As metals prices have retreated from their supercycle peaks, BHP and other mining groups are scrabbling for ways to maintain profits by bearing down on costs and reversing an alarming decline in productivity. Labour productivity in Australia, for example, has gone down between 30 and 50 per cent over a decade, according to Mr Henry, BHP’s president of marketing and technology.
Miners also know that shareholders, irritated by cost blowouts and low returns over the latter years of the commodity supercycle, prefer to hear about companies sweating the small stuff, looking for low-cost and incremental improvements rather than about the next big acquisition.
BHP’s search for efficiency is leading it to crunch all sorts of data – down to the way its trucks are driven to limit maintenance downtime – to find and spread the best ways of working. This month the final 17,000 of BHP’s 42,000 staff were connected to a software platform put in place over the past six years that allows operating information from around its operations to be compared.
“It is the first time that we have actually had the ability to measure business performance in a common fashion and at a granular level across the whole of the business,” says Mr Henry in a Financial Times interview. “One of our advantages should be the scale we have, and for almost any individual business process or work process, I am confident that there would be an example of either best practice or very good practice somewhere across the global organisation.”
Mr Henry says miners have always cut costs when prices fall but struggled to maintain higher productivity this way. “It is a top-down blunt instrument,” he says. “We are adopting a different approach. We have put the platform in place; we are working at bottom-up, and we believe that is going to better enable us to make this sustainable.”

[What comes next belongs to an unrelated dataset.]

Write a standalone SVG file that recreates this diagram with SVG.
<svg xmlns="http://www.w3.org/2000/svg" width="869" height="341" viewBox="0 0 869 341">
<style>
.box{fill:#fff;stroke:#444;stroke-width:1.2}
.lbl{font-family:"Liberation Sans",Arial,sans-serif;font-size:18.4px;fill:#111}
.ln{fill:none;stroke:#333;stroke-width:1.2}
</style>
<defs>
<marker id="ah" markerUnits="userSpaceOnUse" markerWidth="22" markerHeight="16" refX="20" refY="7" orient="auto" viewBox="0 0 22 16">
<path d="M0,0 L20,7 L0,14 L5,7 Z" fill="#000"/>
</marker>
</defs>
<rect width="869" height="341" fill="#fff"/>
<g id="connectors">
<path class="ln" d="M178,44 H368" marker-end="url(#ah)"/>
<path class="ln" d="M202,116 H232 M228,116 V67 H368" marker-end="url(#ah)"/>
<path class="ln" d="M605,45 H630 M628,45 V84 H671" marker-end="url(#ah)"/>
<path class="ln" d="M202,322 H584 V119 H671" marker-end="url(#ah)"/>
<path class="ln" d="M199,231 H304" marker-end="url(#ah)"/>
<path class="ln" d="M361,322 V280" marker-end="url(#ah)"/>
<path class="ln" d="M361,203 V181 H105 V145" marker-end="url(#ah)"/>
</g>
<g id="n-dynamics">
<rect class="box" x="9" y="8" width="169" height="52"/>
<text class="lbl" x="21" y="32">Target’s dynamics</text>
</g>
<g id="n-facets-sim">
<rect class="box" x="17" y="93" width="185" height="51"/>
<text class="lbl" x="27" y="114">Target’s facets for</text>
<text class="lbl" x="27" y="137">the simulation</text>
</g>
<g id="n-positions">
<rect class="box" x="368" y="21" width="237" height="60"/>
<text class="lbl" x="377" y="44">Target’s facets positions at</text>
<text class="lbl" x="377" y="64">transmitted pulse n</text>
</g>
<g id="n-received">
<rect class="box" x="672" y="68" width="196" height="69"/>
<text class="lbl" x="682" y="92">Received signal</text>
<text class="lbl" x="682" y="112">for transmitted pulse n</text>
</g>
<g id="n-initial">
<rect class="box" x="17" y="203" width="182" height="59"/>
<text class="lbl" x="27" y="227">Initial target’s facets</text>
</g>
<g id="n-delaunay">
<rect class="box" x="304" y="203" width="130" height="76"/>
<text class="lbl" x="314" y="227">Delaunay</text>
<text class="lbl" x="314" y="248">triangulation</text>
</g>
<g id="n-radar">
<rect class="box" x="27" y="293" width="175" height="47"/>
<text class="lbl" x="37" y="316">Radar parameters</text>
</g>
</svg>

Some of the data analysis is aimed at taking out production bottlenecks so miners can raise production cheaply. In coal, BHP claims to have improved truck use at one mine by 25 per cent through systems tracking each vehicle and scheduling repairs more efficiently. In iron ore, one mine improved the efficiency of its train loading by 20 per cent in just three months this year, and is using mobile crushing units at mines to get the most out of capacity.
Mr Henry acknowledges miners may lag behind other industries in using data. “With perfect hindsight, you would want to have this in place from day one, but the reality is that within the resources and minerals industry currently, this is certainly going to be at the good end of the spectrum,” he says.

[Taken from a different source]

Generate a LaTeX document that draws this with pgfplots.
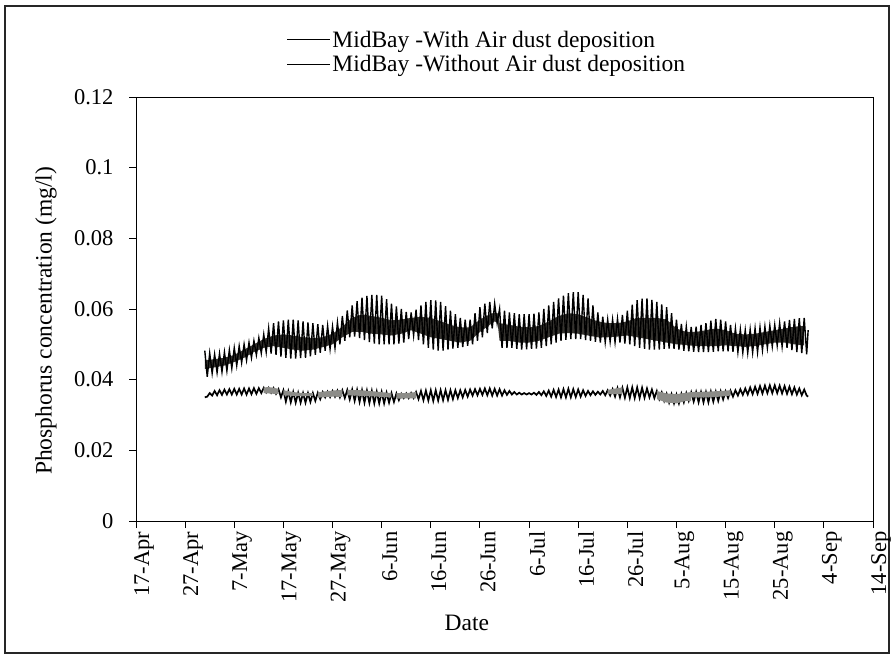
\documentclass[border=0pt]{standalone}
\usepackage{pgfplots}
\pgfplotsset{compat=1.18}
\usepackage{fontspec}
\setmainfont{Liberation Serif}
\newcommand{\fs}{\fontsize{22.5bp}{26bp}\selectfont}
\newcommand{\fl}{\fontsize{23.5bp}{27bp}\selectfont}
\definecolor{coregray}{HTML}{35332F}
\definecolor{lgray}{HTML}{8C8C88}
\begin{document}
\begin{tikzpicture}
\useasboundingbox (0,0) rectangle (891bp,656bp);
\draw[line width=2bp, black!85] (5bp,650bp) rectangle (889bp,3bp);
\begin{axis}[
  at={(136bp,135bp)}, anchor=south west,
  scale only axis, width=737bp, height=424bp,
  xmin=0, xmax=150, ymin=0, ymax=0.12,
  xtick={0,10,20,30,40,50,60,70,80,90,100,110,120,130,140,150},
  xticklabels={17-Apr,27-Apr,7-May,17-May,27-May,6-Jun,16-Jun,26-Jun,6-Jul,16-Jul,26-Jul,5-Aug,15-Aug,25-Aug,4-Sep,14-Sep},
  ytick={0,0.02,0.04,0.06,0.08,0.1,0.12},
  yticklabels={0,0.02,0.04,0.06,0.08,0.1,0.12},
  tick pos=left, tick align=outside, major tick length=7bp,
  axis line style={line width=0.9bp},
  tick style={line width=0.9bp, black},
  xticklabel style={rotate=90, anchor=east, font=\fs, yshift=-8bp},
  yticklabel style={font=\fs, xshift=-12bp},
  xlabel={Date}, ylabel={Phosphorus concentration (mg/l)},
  x label style={at={(axis description cs:0.449,0)}, anchor=center, yshift=-102bp, font=\fl},
  y label style={at={(axis description cs:-0.1221,0.472)}, anchor=center, font=\fl},
  legend style={at={(0.2,1.165)}, anchor=north west, draw=none, fill=none, font=\fl,
    row sep=4bp, nodes={inner sep=1.5bp}},
  legend cell align=left,
  legend image code/.code={\draw[#1, line width=1.3bp] (0bp,0bp) -- (43bp,0bp);},
]
\addlegendimage{black}
\addlegendimage{black}
% upper core band
\addplot[fill=coregray, draw=none, forget plot] coordinates {
(14,.0455)(16,.0458)(18,.0462)(20,.0470)(22,.0485)(24,.0500)(26,.0515)(28,.0525)(30,.0528)(32,.0525)(34,.0520)(36,.0518)(38,.0520)(40,.0530)(42,.0550)(44,.0575)(46,.0585)(48,.0580)(50,.0575)(52,.0568)(54,.0570)(56,.0575)(58,.0578)(60,.0575)(62,.0565)(64,.0555)(66,.0548)(68,.0548)(70,.0570)(72,.0585)(73,.0590)(73.6,.0588)(74,.0560)(76,.0555)(78,.0550)(80,.0548)(82,.0552)(84,.0565)(86,.0580)(88,.0588)(90,.0585)(92,.0575)(94,.0565)(96,.0560)(98,.0560)(100,.0565)(102,.0575)(104,.0575)(106,.0575)(108,.0570)(110,.0545)(112,.0535)(114,.0535)(116,.0540)(118,.0545)(120,.0540)(122,.0530)(124,.0528)(126,.0530)(128,.0535)(130,.0540)(132,.0545)(134,.0550)(136,.0552)
(136,.0497)(134,.0500)(132,.0505)(130,.0505)(128,.0500)(126,.0495)(124,.0493)(122,.0495)(120,.0497)(118,.0495)(116,.0495)(114,.0495)(112,.0498)(110,.0500)(108,.0505)(106,.0510)(104,.0515)(102,.0520)(100,.0525)(98,.0522)(96,.0520)(94,.0520)(92,.0525)(90,.0530)(88,.0532)(86,.0530)(84,.0520)(82,.0510)(80,.0505)(78,.0505)(76,.0510)(74,.0510)(73.6,.0560)(73,.0565)(72,.0555)(70,.0535)(68,.0510)(66,.0505)(64,.0510)(62,.0515)(60,.0520)(58,.0530)(56,.0540)(54,.0530)(52,.0525)(50,.0528)(48,.0530)(46,.0535)(44,.0535)(42,.0520)(40,.0500)(38,.0492)(36,.0485)(34,.0482)(32,.0485)(30,.0490)(28,.0495)(26,.0490)(24,.0478)(22,.0462)(20,.0450)(18,.0440)(16,.0435)(14,.0430)};
% upper series (with air dust deposition)
\addplot[black, line width=1.4bp, forget plot] coordinates {
(14,.0482)(14.5,.0408)(15,.0475)(15.5,.0418)(16,.0472)(16.5,.0420)(17,.0474)(17.5,.0422)(18,.0478)(18.5,.0425)(19,.0484)(19.5,.0432)(20,.0490)(20.5,.0440)(21,.0495)(21.5,.0448)(22,.0500)(22.5,.0455)(23,.0505)(23.5,.0462)(24,.0510)(24.5,.0470)(25,.0518)(25.5,.0475)(26,.0528)(26.5,.0478)(27,.0545)(27.5,.0474)(28,.0560)(28.5,.0470)(29,.0565)(29.5,.0465)(30,.0568)(30.5,.0462)(31,.0570)(31.5,.0460)(32,.0570)(32.5,.0460)(33,.0568)(33.5,.0461)(34,.0565)(34.5,.0462)(35,.0562)(35.5,.0466)(36,.0560)(36.5,.0470)(37,.0557)(37.5,.0476)(38,.0555)(38.5,.0482)(39,.0552)(39.5,.0487)(40,.0550)(40.5,.0490)(41,.0562)(41.5,.0500)(42,.0580)(42.5,.0510)(43,.0596)(43.5,.0520)(44,.0610)(44.5,.0522)(45,.0622)(45.5,.0518)(46,.0632)(46.5,.0512)(47,.0637)(47.5,.0506)(48,.0640)(48.5,.0502)(49,.0640)(49.5,.0500)(50,.0638)(50.5,.0500)(51,.0628)(51.5,.0500)(52,.0615)(52.5,.0500)(53,.0607)(53.5,.0502)(54,.0600)(54.5,.0505)(55,.0592)(55.5,.0515)(56,.0590)(56.5,.0525)(57,.0598)(57.5,.0512)(58,.0610)(58.5,.0500)(59,.0620)(59.5,.0490)(60,.0625)(60.5,.0485)(61,.0624)(61.5,.0482)(62,.0620)(62.5,.0482)(63,.0608)(63.5,.0485)(64,.0595)(64.5,.0488)(65,.0585)(65.5,.0490)(66,.0575)(66.5,.0492)(67,.0570)(67.5,.0496)(68,.0570)(68.5,.0500)(69,.0588)(69.5,.0510)(70,.0605)(70.5,.0520)(71,.0615)(71.5,.0532)(72,.0620)(72.5,.0545)(73,.0615)(73.5,.0560)(74,.0600)(74.5,.0490)(75,.0595)(75.5,.0490)(76,.0590)(76.5,.0490)(77,.0588)(77.5,.0487)(78,.0585)(78.5,.0485)(79,.0585)(79.5,.0486)(80,.0585)(80.5,.0487)(81,.0587)(81.5,.0488)(82,.0590)(82.5,.0490)(83,.0600)(83.5,.0495)(84,.0610)(84.5,.0500)(85,.0620)(85.5,.0505)(86,.0630)(86.5,.0510)(87,.0638)(87.5,.0513)(88,.0645)(88.5,.0515)(89,.0648)(89.5,.0515)(90,.0648)(90.5,.0515)(91,.0640)(91.5,.0512)(92,.0630)(92.5,.0510)(93,.0610)(93.5,.0507)(94,.0590)(94.5,.0505)(95,.0578)(95.5,.0506)(96,.0570)(96.5,.0508)(97,.0570)(97.5,.0506)(98,.0572)(98.5,.0505)(99,.0583)(99.5,.0502)(100,.0595)(100.5,.0500)(101,.0612)(101.5,.0495)(102,.0625)(102.5,.0490)(103,.0629)(103.5,.0487)(104,.0630)(104.5,.0485)(105,.0626)(105.5,.0485)(106,.0620)(106.5,.0485)(107,.0613)(107.5,.0487)(108,.0605)(108.5,.0488)(109,.0588)(109.5,.0487)(110,.0570)(110.5,.0485)(111,.0558)(111.5,.0482)(112,.0550)(112.5,.0480)(113,.0549)(113.5,.0479)(114,.0550)(114.5,.0478)(115,.0555)(115.5,.0478)(116,.0560)(116.5,.0478)(117,.0567)(117.5,.0479)(118,.0572)(118.5,.0480)(119,.0570)(119.5,.0480)(120,.0565)(120.5,.0480)(121,.0555)(121.5,.0479)(122,.0545)(122.5,.0478)(123,.0542)(123.5,.0477)(124,.0540)(124.5,.0476)(125,.0542)(125.5,.0477)(126,.0545)(126.5,.0478)(127,.0548)(127.5,.0484)(128,.0550)(128.5,.0490)(129,.0553)(129.5,.0494)(130,.0555)(130.5,.0497)(131,.0560)(131.5,.0494)(132,.0565)(132.5,.0490)(133,.0569)(133.5,.0484)(134,.0572)(134.5,.0478)(135,.0574)(135.5,.0475)(136,.0575)(136.5,.0472)(136.8,.0540)};
% lower series (without air dust deposition)
\addplot[black, line width=1.7bp, forget plot] coordinates {
(14,.0350)(14.5,.0352)(15,.0362)(15.5,.0355)(16,.0368)(16.5,.0356)(17,.0370)(17.5,.0357)(18,.0372)(18.5,.0358)(19,.0373)(19.5,.0358)(20,.0374)(20.5,.0358)(21,.0374)(21.5,.0358)(22,.0375)(22.5,.0358)(23,.0375)(23.5,.0359)(24,.0376)(24.5,.0360)(25,.0376)(25.5,.0362)(26,.0377)(26.5,.0364)(27,.0377)(27.5,.0363)(28,.0376)(28.5,.0360)(29,.0373)(29.5,.0350)(30,.0370)(30.5,.0338)(31,.0367)(31.5,.0336)(32,.0365)(32.5,.0335)(33,.0363)(33.5,.0335)(34,.0362)(34.5,.0335)(35,.0362)(35.5,.0337)(36,.0362)(36.5,.0340)(37,.0363)(37.5,.0345)(38,.0365)(38.5,.0350)(39,.0366)(39.5,.0351)(40,.0368)(40.5,.0352)(41,.0369)(41.5,.0350)(42,.0370)(42.5,.0348)(43,.0371)(43.5,.0344)(44,.0372)(44.5,.0340)(45,.0371)(45.5,.0337)(46,.0370)(46.5,.0335)(47,.0369)(47.5,.0334)(48,.0368)(48.5,.0333)(49,.0366)(49.5,.0333)(50,.0365)(50.5,.0333)(51,.0363)(51.5,.0335)(52,.0362)(52.5,.0337)(53,.0361)(53.5,.0342)(54,.0360)(54.5,.0348)(55,.0361)(55.5,.0348)(56,.0362)(56.5,.0348)(57,.0365)(57.5,.0345)(58,.0368)(58.5,.0342)(59,.0369)(59.5,.0341)(60,.0370)(60.5,.0340)(61,.0370)(61.5,.0341)(62,.0370)(62.5,.0342)(63,.0370)(63.5,.0343)(64,.0370)(64.5,.0345)(65,.0370)(65.5,.0348)(66,.0370)(66.5,.0350)(67,.0371)(67.5,.0352)(68,.0372)(68.5,.0355)(69,.0373)(69.5,.0356)(70,.0374)(70.5,.0357)(71,.0375)(71.5,.0356)(72,.0375)(72.5,.0355)(73,.0374)(73.5,.0355)(74,.0373)(74.5,.0355)(75,.0370)(75.5,.0357)(76,.0368)(76.5,.0358)(77,.0365)(77.5,.0358)(78,.0363)(78.5,.0358)(79,.0362)(79.5,.0358)(80,.0362)(80.5,.0358)(81,.0363)(81.5,.0357)(82,.0365)(82.5,.0356)(83,.0367)(83.5,.0354)(84,.0369)(84.5,.0352)(85,.0371)(85.5,.0351)(86,.0372)(86.5,.0350)(87,.0373)(87.5,.0350)(88,.0374)(88.5,.0350)(89,.0373)(89.5,.0351)(90,.0372)(90.5,.0352)(91,.0370)(91.5,.0354)(92,.0368)(92.5,.0356)(93,.0367)(93.5,.0357)(94,.0366)(94.5,.0358)(95,.0368)(95.5,.0356)(96,.0370)(96.5,.0355)(97,.0373)(97.5,.0352)(98,.0376)(98.5,.0350)(99,.0377)(99.5,.0349)(100,.0378)(100.5,.0348)(101,.0378)(101.5,.0348)(102,.0378)(102.5,.0348)(103,.0377)(103.5,.0349)(104,.0375)(104.5,.0350)(105,.0372)(105.5,.0348)(106,.0368)(106.5,.0345)(107,.0364)(107.5,.0340)(108,.0360)(108.5,.0335)(109,.0359)(109.5,.0333)(110,.0358)(110.5,.0333)(111,.0360)(111.5,.0336)(112,.0362)(112.5,.0340)(113,.0364)(113.5,.0338)(114,.0365)(114.5,.0336)(115,.0365)(115.5,.0336)(116,.0365)(116.5,.0336)(117,.0366)(117.5,.0338)(118,.0366)(118.5,.0340)(119,.0367)(119.5,.0344)(120,.0367)(120.5,.0348)(121,.0369)(121.5,.0352)(122,.0370)(122.5,.0355)(123,.0373)(123.5,.0357)(124,.0375)(124.5,.0358)(125,.0378)(125.5,.0359)(126,.0380)(126.5,.0360)(127,.0382)(127.5,.0361)(128,.0383)(128.5,.0362)(129,.0384)(129.5,.0362)(130,.0384)(130.5,.0362)(131,.0383)(131.5,.0361)(132,.0382)(132.5,.0360)(133,.0380)(133.5,.0359)(134,.0378)(134.5,.0358)(135,.0375)(135.5,.0356)(136,.0372)(136.5,.0355)(136.8,.0352)};
% gray overlays on lower band
\addplot[fill=lgray, draw=none, forget plot] coordinates {(26,.0378)(27,.0379)(28,.0377)(29,.0374)(29,.0360)(28,.0360)(27,.0361)(26,.0362)};
\addplot[fill=lgray, draw=none, forget plot] coordinates {(30,.0370)(32,.0365)(34,.0362)(36,.0362)(36,.0354)(34,.0353)(32,.0354)(30,.0356)};
\addplot[fill=lgray, draw=none, forget plot] coordinates {(37,.0364)(38,.0366)(40,.0369)(42,.0371)(42,.0351)(40,.0352)(38,.0350)(37,.0349)};
\addplot[fill=lgray, draw=none, forget plot] coordinates {(43,.0371)(46,.0370)(49,.0366)(52,.0362)(52,.0350)(49,.0352)(46,.0354)(43,.0356)};
\addplot[fill=lgray, draw=none, forget plot] coordinates {(53,.0362)(55,.0362)(57,.0365)(57,.0347)(55,.0347)(53,.0346)};
\addplot[fill=lgray, draw=none, forget plot] coordinates {(96,.0371)(98,.0376)(99,.0378)(99,.0359)(98,.0359)(96,.0359)};
\addplot[fill=lgray, draw=none, forget plot] coordinates {(106,.0368)(108,.0361)(110,.0359)(112,.0363)(113,.0365)(113,.0339)(112,.0340)(110,.0333)(108,.0335)(106,.0345)};
\addplot[fill=lgray, draw=none, forget plot] coordinates {(113,.0365)(116,.0366)(119,.0368)(121,.0370)(121,.0355)(119,.0352)(116,.0350)(113,.0350)};
\legend{MidBay -With Air dust deposition, MidBay -Without Air dust deposition}
\end{axis}
\end{tikzpicture}
\end{document}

Reporting quarterly production figures on Tuesday, ahead of its annual UK shareholder meeting on Thursday, BHP said iron ore output was up 23 per cent year on year and should now be 5m tonnes higher than forecast at 212m tonnes this year. “Debottlenecking” should help to raise iron ore output to 220m tonnes by the end of 2015, and ultimately to between 260m and 270m tonnes, BHP said.
Iron ore generated nearly one-third of group revenue last year and this year the price of the key steelmaking ingredient has exceeded the most optimistic of forecasts, averaging more than $135 a tonne and boosting profits at BHP, Rio Tinto and Fortescue Metals Group. Analysts estimate that underlying iron ore demand in China has been running at 6 per cent to 8 per cent this year but with a large amount of supply due to come on stream most analysts believe the price will fall next year.

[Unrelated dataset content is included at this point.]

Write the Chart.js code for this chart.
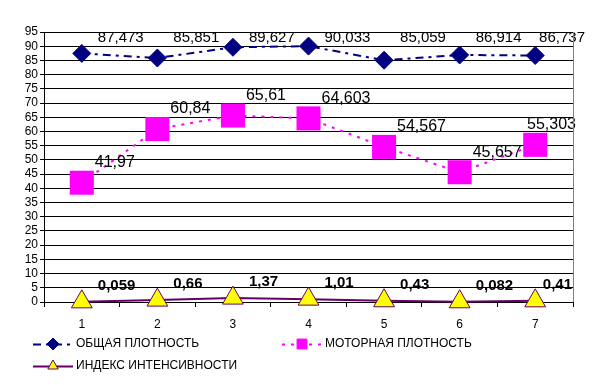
<!DOCTYPE html>
<html lang="ru">
<head>
<meta charset="UTF-8">
<title>Plot</title>
<style>
    *{ margin:0; padding:0; }
    body{ background:#fff; width:595px; height:385px; overflow:hidden; }
    .box{ width:595px; height:385px; }
</style>
</head>
<body>
<div class="box"><canvas id="chart" width="595" height="385"></canvas></div>
<script src="https://cdn.jsdelivr.net/npm/chart.js@4.4.1/dist/chart.umd.min.js"></script>
<script>
const categories = ['1', '2', '3', '4', '5', '6', '7'];
const totalDensity = [87.473, 85.851, 89.627, 90.033, 85.059, 86.914, 86.737];
const motorDensity = [41.97, 60.84, 65.61, 64.603, 54.567, 45.657, 55.303];
const intensityIndex = [0.059, 0.66, 1.37, 1.01, 0.43, 0.082, 0.41];
const seriesNames = ['ОБЩАЯ ПЛОТНОСТЬ', 'МОТОРНАЯ ПЛОТНОСТЬ', 'ИНДЕКС ИНТЕНСИВНОСТИ'];

const fmt = v => String(v).replace('.', ',');

// value labels next to each point
const labelPlugin = {
    id: 'valueLabels',
    afterDatasetsDraw(chart) {
        const ctx = chart.ctx;
        const y = chart.scales.y;
        const cfg = [
            {font: '15px "Liberation Sans", Arial', dx: 16, dy: null, maxRight: 585},
            {font: '16px "Liberation Sans", Arial', dx: 13, dy: -20, maxRight: 576},
            {font: 'bold 15px "Liberation Sans", Arial', dx: 16, dy: -16, maxRight: 572}
        ];
        ctx.save();
        ctx.fillStyle = '#000';
        ctx.textBaseline = 'middle';
        ctx.textAlign = 'left';
        chart.data.datasets.forEach((ds, i) => {
            const c = cfg[i];
            ctx.font = c.font;
            chart.getDatasetMeta(i).data.forEach((pt, j) => {
                const txt = fmt(ds.data[j]);
                const w = ctx.measureText(txt).width;
                let lx = pt.x + c.dx;
                if (lx + w > c.maxRight) lx = c.maxRight - w;
                const ly = c.dy === null ? y.getPixelForValue(93) : pt.y + c.dy;
                ctx.fillText(txt, lx, ly);
            });
        });
        ctx.restore();
    }
};

// right border of plot area + legend
const framePlugin = {
    id: 'frameLegend',
    afterDraw(chart) {
        const ctx = chart.ctx;
        const a = chart.chartArea;
        ctx.save();
        ctx.strokeStyle = '#808080';
        ctx.lineWidth = 1;
        ctx.beginPath();
        ctx.moveTo(a.right + 0.5, a.top);
        ctx.lineTo(a.right + 0.5, a.bottom);
        ctx.stroke();

        const items = [
            {x: 33, y: 344, idx: 0},
            {x: 282, y: 344, idx: 1},
            {x: 33, y: 366, idx: 2}
        ];
        ctx.font = '12px "Liberation Sans", Arial';
        ctx.textBaseline = 'middle';
        items.forEach(it => {
            const ds = chart.data.datasets[it.idx];
            ctx.strokeStyle = ds.borderColor;
            ctx.lineWidth = 2;
            ctx.setLineDash(ds.borderDash || []);
            ctx.beginPath();
            ctx.moveTo(it.x, it.y + 0.5);
            ctx.lineTo(it.x + 40, it.y + 0.5);
            ctx.stroke();
            ctx.setLineDash([]);
            ctx.fillStyle = ds.pointBackgroundColor;
            ctx.strokeStyle = ds.pointBorderColor;
            ctx.lineWidth = 1;
            Chart.helpers.drawPoint(ctx, {
                pointStyle: ds.pointStyle,
                radius: it.idx === 1 ? 7 : 6,
                borderWidth: 1
            }, it.x + 20, it.y);
            ctx.fillStyle = '#000';
            ctx.fillText(seriesNames[it.idx], it.x + 43, it.y);
        });
        ctx.restore();
    }
};

new Chart(document.getElementById('chart'), {
    type: 'line',
    data: {
        labels: categories,
        datasets: [{
            label: seriesNames[0],
            data: totalDensity,
            borderColor: '#000080',
            borderWidth: 2,
            borderDash: [8, 5, 3, 5],
            pointStyle: 'rectRot',
            pointRadius: 9,
            pointBackgroundColor: '#000080',
            pointBorderColor: '#000080',
            pointBorderWidth: 1,
            tension: 0
        }, {
            label: seriesNames[1],
            data: motorDensity,
            borderColor: '#FF00FF',
            borderWidth: 2,
            borderDash: [3, 6],
            pointStyle: 'rect',
            pointRadius: 17,
            pointBackgroundColor: '#FF00FF',
            pointBorderColor: '#FF00FF',
            pointBorderWidth: 0,
            tension: 0
        }, {
            label: seriesNames[2],
            data: intensityIndex,
            borderColor: '#660066',
            borderWidth: 2,
            pointStyle: 'triangle',
            pointRadius: 12,
            pointBackgroundColor: '#FFFF00',
            pointBorderColor: '#660066',
            pointBorderWidth: 1,
            tension: 0
        }]
    },
    options: {
        responsive: false,
        animation: false,
        clip: false,
        layout: { padding: { top: 32, right: 22, left: 0, bottom: 0 } },
        plugins: {
            legend: { display: false },
            tooltip: { enabled: false }
        },
        scales: {
            x: {
                offset: true,
                afterFit(scale) { scale.height = 83; },
                grid: { offset: true, drawOnChartArea: false, color: '#000', tickLength: 5 },
                border: { color: '#000', width: 1 },
                ticks: {
                    color: '#000',
                    padding: 10,
                    font: { family: '"Liberation Sans", Arial', size: 12 }
                }
            },
            y: {
                min: 0,
                max: 95,
                afterFit(scale) { scale.width = 44; },
                ticks: {
                    stepSize: 5,
                    autoSkip: false,
                    color: '#000',
                    padding: 2,
                    font: { family: '"Liberation Sans", Arial', size: 12 }
                },
                grid: { color: '#000', lineWidth: 1, tickLength: 4 },
                border: { color: '#000', width: 1 }
            }
        }
    },
    plugins: [labelPlugin, framePlugin]
});
</script>
</body>
</html>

Speaking before Tuesday’s figures, Mr Henry says BHP is “certainly not expecting” Chinese steel production to remain at current elevated levels.
“Iron ore has surprised a little bit to the upside this year, and if you look at why …it was because steel production – running at 785m tonnes annualised – was well above what most people, including ourselves were looking for,” he says. “We were looking for 750m or 760m tonnes.
“Our general view has always been that you will see steel growth rates in China fall back down to the 3 per cent to 4 per cent level, so roughly 50 per cent of GDP growth. I would see this year as being a little bit of an anomaly in that regard.”
Mr Henry says a sharp iron ore destock is unlikely. “We do not have a situation like we had a year ago when iron ore inventories were sitting at higher levels, steel inventories were sitting at higher levels,” he says, adding that customers in China were more comfortable running lower stocks because they could rely on market liquidity for security of supply.
On copper, another key commodity for BHP, Mr Henry says the long-run fundamentals were “hugely positive” because of declining ore grades and 3 per cent annual demand growth.
“People expect that you will need to add just over 1m tonnes of copper to the market each year for the foreseeable future, so that is equivalent to bringing on a new Escondida [the world’s largest copper mine] and there are not many Escondidas out there.
“Production is going to be met from smaller, poorer-grade operations than it has been historically, and the effect of that will be to keep long prices up.”
Mr Henry insists BHP is under no pressure to sell non-core operations after divesting $6.5bn of assets last year. “There is no fire sale out there,” he says.